Faster value creation: 6-month deployment vs. 18-month ERP implementation means you realize value earlier in the hold period and have more time to compound returns.
Higher exit multiples: Operational excellence + lower cost structure + scalable operations = premium valuations from buyers.
Portfolio-wide leverage: Lessons learned at Company A instantly apply to Companies B-J. Best practices propagate automatically through standardized agents.
LP differentiation: "We're the first PE firm to deploy AI agents portfolio-wide for operational excellence" is a differentiated story in fundraising.

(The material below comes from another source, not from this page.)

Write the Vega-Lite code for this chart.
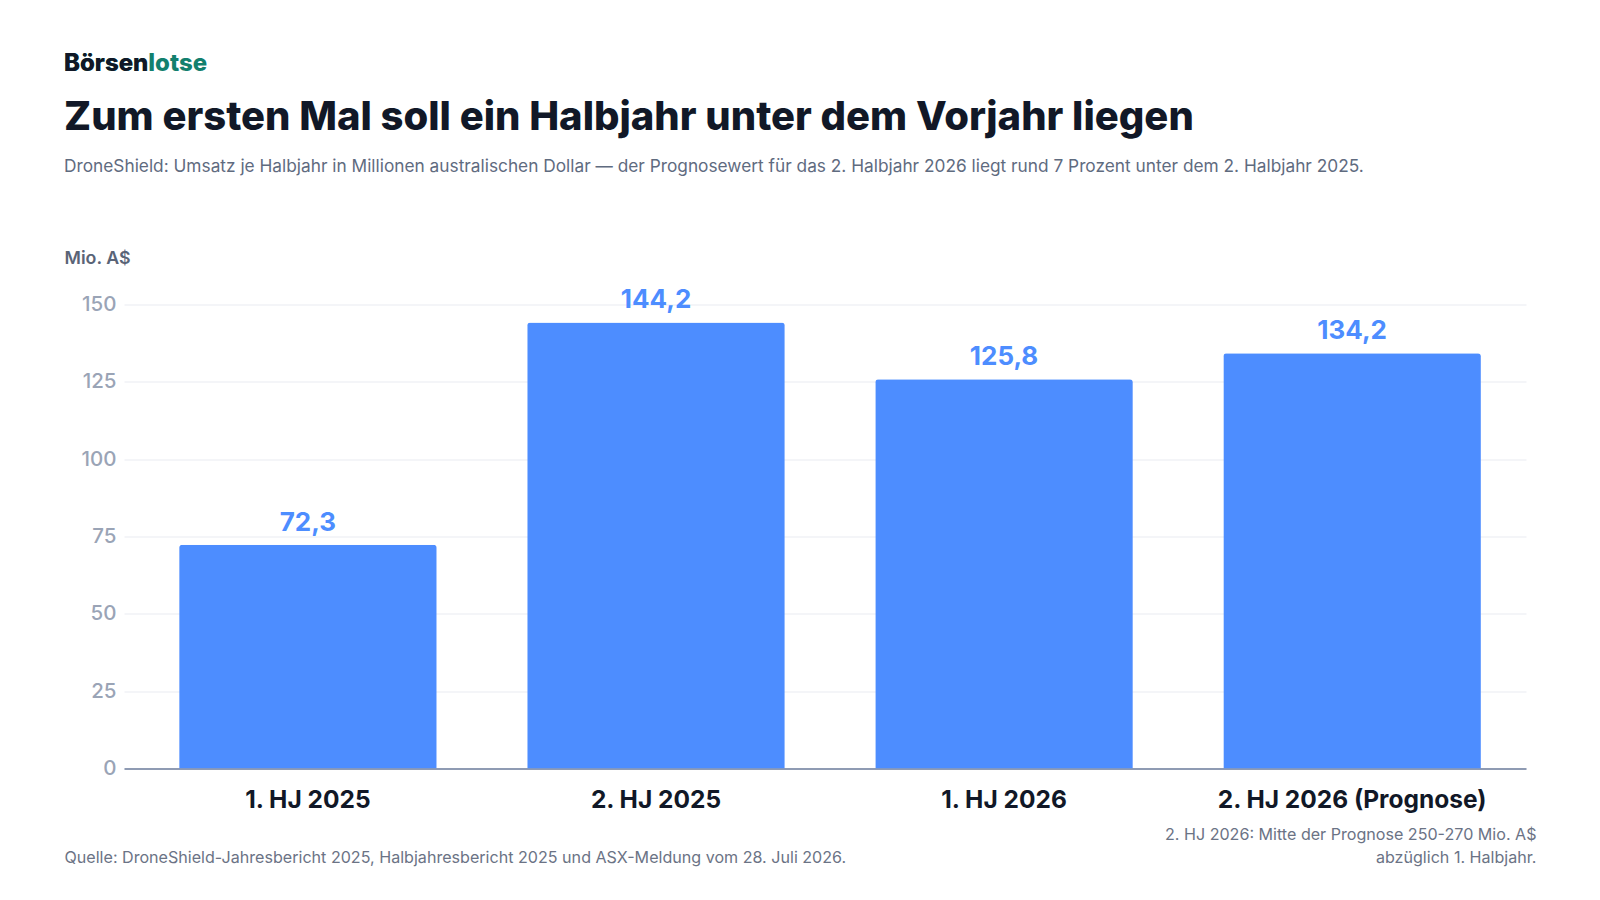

The Risk Factors (And How to Mitigate Them)
PE firms are rightly conservative about risk. Let's address the concerns:
"What if the technology doesn't work?" Start with pilots. Deploy at 1-2 companies first. Validate results. Then roll out portfolio-wide. Don't bet the fund on unproven technology.
"What about change management resistance?" Position this as eliminating the worst parts of finance jobs, not eliminating jobs. Finance teams usually embrace tools that remove drudgery. Get CFO/Controller buy-in early.
"What about implementation risk?" Agents integrate with existing systems. No rip-and-replace. Lower implementation risk than traditional ERP projects. And 6-week implementation is much less disruptive than 18-month ERP implementations.
"What if it doesn't work with our portfolio company's systems?" Lateral works with QuickBooks, NetSuite, Sage, SAP, Oracle, Dynamics, and legacy ERPs. If your portfolio company has a finance system, Lateral can integrate.
"What about the cost?" Typical cost: $50K-100K annually per portfolio company. Annual savings: $250K-350K per portfolio company. Payback period: 2-4 months. This is high-ROI spend.
The Strategic Question
Every PE firm is looking for operational value creation levers that:
Deliver measurable EBITDA improvement
Scale across the portfolio
Execute quickly (within hold period)
Support higher exit valuations
AI agents for finance operations check all four boxes.
The firms deploying this now will have 2-3 years of compounding advantage before it becomes table stakes. The firms waiting will be playing catch-up.
Which position do you want to be in?